__Task goal__
Quote all of the data that follows exactly as written, skipping the images.
"""
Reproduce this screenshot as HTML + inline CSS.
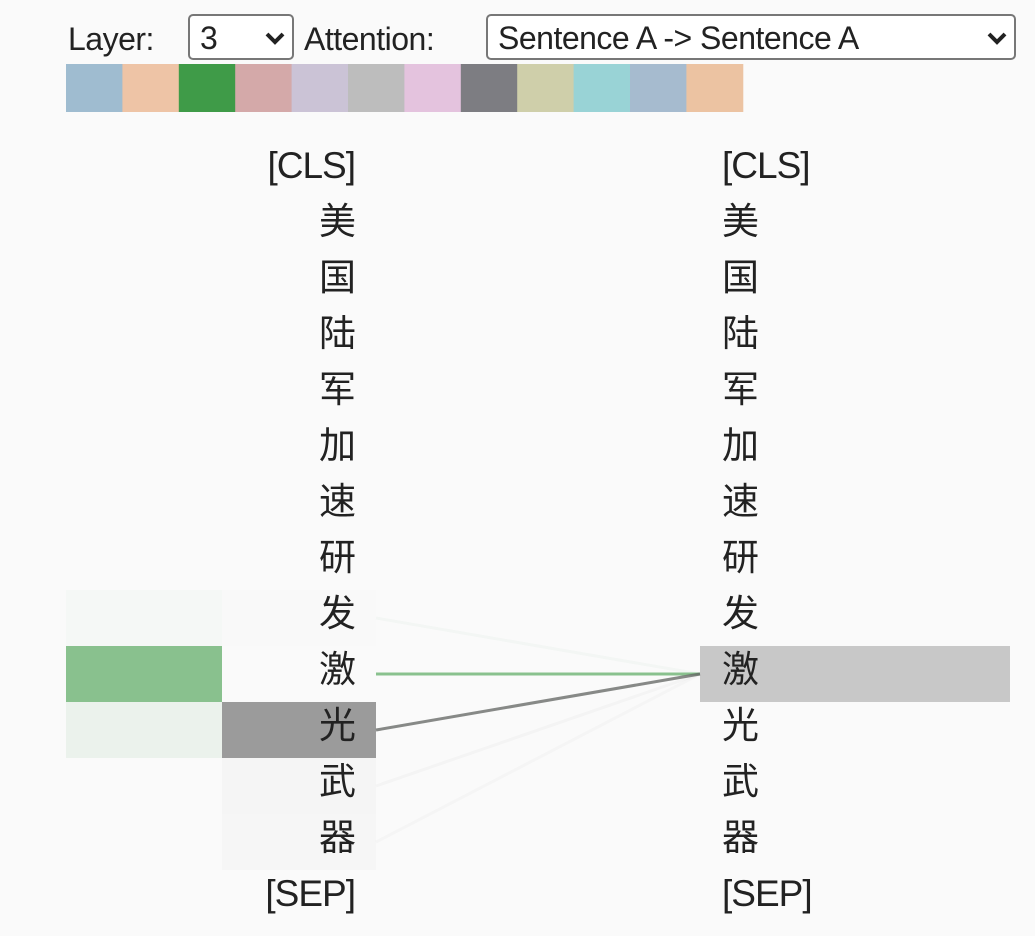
<!DOCTYPE html>
<html><head><meta charset="utf-8"><style>
body{margin:0;background:#fafafa;width:1035px;height:936px;overflow:hidden;font-family:"Liberation Sans","Noto Sans CJK SC",sans-serif;}
.lbl{position:absolute;top:21px;font-size:32px;color:#222;white-space:nowrap;letter-spacing:-0.5px}
.sel{position:absolute;top:14px;height:46px;border:2px solid #777;border-radius:5px;background:#fff;box-sizing:border-box;font-size:32px;line-height:44px;padding-left:10px;color:#222;letter-spacing:-0.5px}
.sel svg{position:absolute;right:6px;top:15px}
</style></head><body>
<div class="lbl" style="left:68px">Layer:</div>
<div class="sel" style="left:188px;width:106px">3<svg width="22" height="14"><polyline points="3,3 11,11 19,3" fill="none" stroke="#222" stroke-width="4"/></svg></div>
<div class="lbl" style="left:304px">Attention:</div>
<div class="sel" style="left:486px;width:530px">Sentence A -&gt; Sentence A<svg width="22" height="14"><polyline points="3,3 11,11 19,3" fill="none" stroke="#222" stroke-width="4"/></svg></div>
<svg id="viz" width="1035" height="936" style="position:absolute;left:0;top:0"></svg>
<script>
const tokens=["[CLS]","美","国","陆","军","加","速","研","发","激","光","武","器","[SEP]"];
const headColors=["#9fbcd0","#eec4a6","#3f9b48","#d4a9a9","#cbc3d6","#bdbdbd","#e4c3de","#7d7d82","#cfcfaa","#99d3d6","#a6bbcf","#ecc3a2"];
const greenWeights=[0,0,0,0,0,0,0,0,0.02,0.55,0.07,0,0,0];
const grayWeights=[0,0,0,0,0,0,0,0,0.01,0,0.75,0.04,0.03,0];
const selected=9;
const ns="http://www.w3.org/2000/svg",svg=document.getElementById('viz');
function mk(t,a){const e=document.createElementNS(ns,t);for(const k in a)e.setAttribute(k,a[k]);svg.appendChild(e);return e;}
const rowH=56,top0=142,sw=56.4;
const y=i=>top0+i*rowH;
headColors.forEach((c,i)=>{const r=mk('rect',{x:66+i*sw,y:64,width:sw+0.5,height:48,fill:c});

});
tokens.forEach((t,i)=>{
 const g=mk('rect',{x:66,y:y(i),width:156,height:rowH,fill:'#3f9b48','fill-opacity':greenWeights[i]*1.1});
 
 
 const b=mk('rect',{x:222,y:y(i),width:154,height:rowH,fill:'#666','fill-opacity':grayWeights[i]*0.85});
 
 
});
const sb=mk('rect',{x:700,y:y(selected),width:310,height:rowH,fill:'#c8c8c8'});


tokens.forEach((t,i)=>{
 if(greenWeights[i]>0){const l=mk('line',{x1:376,y1:y(i)+rowH/2,x2:700,y2:y(selected)+rowH/2,stroke:'#3f9b48','stroke-width':3,'stroke-opacity':Math.min(1,greenWeights[i]*1.1)});
 
 }
 if(grayWeights[i]>0){const l=mk('line',{x1:376,y1:y(i)+rowH/2,x2:700,y2:y(selected)+rowH/2,stroke:'#666','stroke-width':3,'stroke-opacity':grayWeights[i]});
 
 }
});
tokens.forEach((t,i)=>{
 const a=mk('text',{x:355,y:y(i)+36,'text-anchor':'end','font-size':37,fill:'#222','letter-spacing':'-1'});a.textContent=t;
 
 
 const b=mk('text',{x:722,y:y(i)+36,'font-size':37,fill:'#222','letter-spacing':'-1'});b.textContent=t;
 
 
});
</script>
</body></html>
"""
__Answer to the exercise__
Reproduce this screenshot as HTML + inline CSS.
<!DOCTYPE html>
<html><head><meta charset="utf-8"><style>
body{margin:0;background:#fafafa;width:1035px;height:936px;overflow:hidden;font-family:"Liberation Sans","Noto Sans CJK SC",sans-serif;}
.lbl{position:absolute;top:21px;font-size:32px;color:#222;white-space:nowrap;letter-spacing:-0.5px}
.sel{position:absolute;top:14px;height:46px;border:2px solid #777;border-radius:5px;background:#fff;box-sizing:border-box;font-size:32px;line-height:44px;padding-left:10px;color:#222;letter-spacing:-0.5px}
.sel svg{position:absolute;right:6px;top:15px}
</style></head><body>
<div class="lbl" style="left:68px">Layer:</div>
<div class="sel" style="left:188px;width:106px">3<svg width="22" height="14"><polyline points="3,3 11,11 19,3" fill="none" stroke="#222" stroke-width="4"/></svg></div>
<div class="lbl" style="left:304px">Attention:</div>
<div class="sel" style="left:486px;width:530px">Sentence A -&gt; Sentence A<svg width="22" height="14"><polyline points="3,3 11,11 19,3" fill="none" stroke="#222" stroke-width="4"/></svg></div>
<svg id="viz" width="1035" height="936" style="position:absolute;left:0;top:0"></svg>
<script>
const tokens=["[CLS]","美","国","陆","军","加","速","研","发","激","光","武","器","[SEP]"];
const headColors=["#9fbcd0","#eec4a6","#3f9b48","#d4a9a9","#cbc3d6","#bdbdbd","#e4c3de","#7d7d82","#cfcfaa","#99d3d6","#a6bbcf","#ecc3a2"];
const greenWeights=[0,0,0,0,0,0,0,0,0.02,0.55,0.07,0,0,0];
const grayWeights=[0,0,0,0,0,0,0,0,0.01,0,0.75,0.04,0.03,0];
const selected=9;
const ns="http://www.w3.org/2000/svg",svg=document.getElementById('viz');
function mk(t,a){const e=document.createElementNS(ns,t);for(const k in a)e.setAttribute(k,a[k]);svg.appendChild(e);return e;}
const rowH=56,top0=142,sw=56.4;
const y=i=>top0+i*rowH;
headColors.forEach((c,i)=>{const r=mk('rect',{x:66+i*sw,y:64,width:sw+0.5,height:48,fill:c});

});
tokens.forEach((t,i)=>{
 const g=mk('rect',{x:66,y:y(i),width:156,height:rowH,fill:'#3f9b48','fill-opacity':greenWeights[i]*1.1});
 
 
 const b=mk('rect',{x:222,y:y(i),width:154,height:rowH,fill:'#666','fill-opacity':grayWeights[i]*0.85});
 
 
});
const sb=mk('rect',{x:700,y:y(selected),width:310,height:rowH,fill:'#c8c8c8'});


tokens.forEach((t,i)=>{
 if(greenWeights[i]>0){const l=mk('line',{x1:376,y1:y(i)+rowH/2,x2:700,y2:y(selected)+rowH/2,stroke:'#3f9b48','stroke-width':3,'stroke-opacity':Math.min(1,greenWeights[i]*1.1)});
 
 }
 if(grayWeights[i]>0){const l=mk('line',{x1:376,y1:y(i)+rowH/2,x2:700,y2:y(selected)+rowH/2,stroke:'#666','stroke-width':3,'stroke-opacity':grayWeights[i]});
 
 }
});
tokens.forEach((t,i)=>{
 const a=mk('text',{x:355,y:y(i)+36,'text-anchor':'end','font-size':37,fill:'#222','letter-spacing':'-1'});a.textContent=t;
 
 
 const b=mk('text',{x:722,y:y(i)+36,'font-size':37,fill:'#222','letter-spacing':'-1'});b.textContent=t;
 
 
});
</script>
</body></html>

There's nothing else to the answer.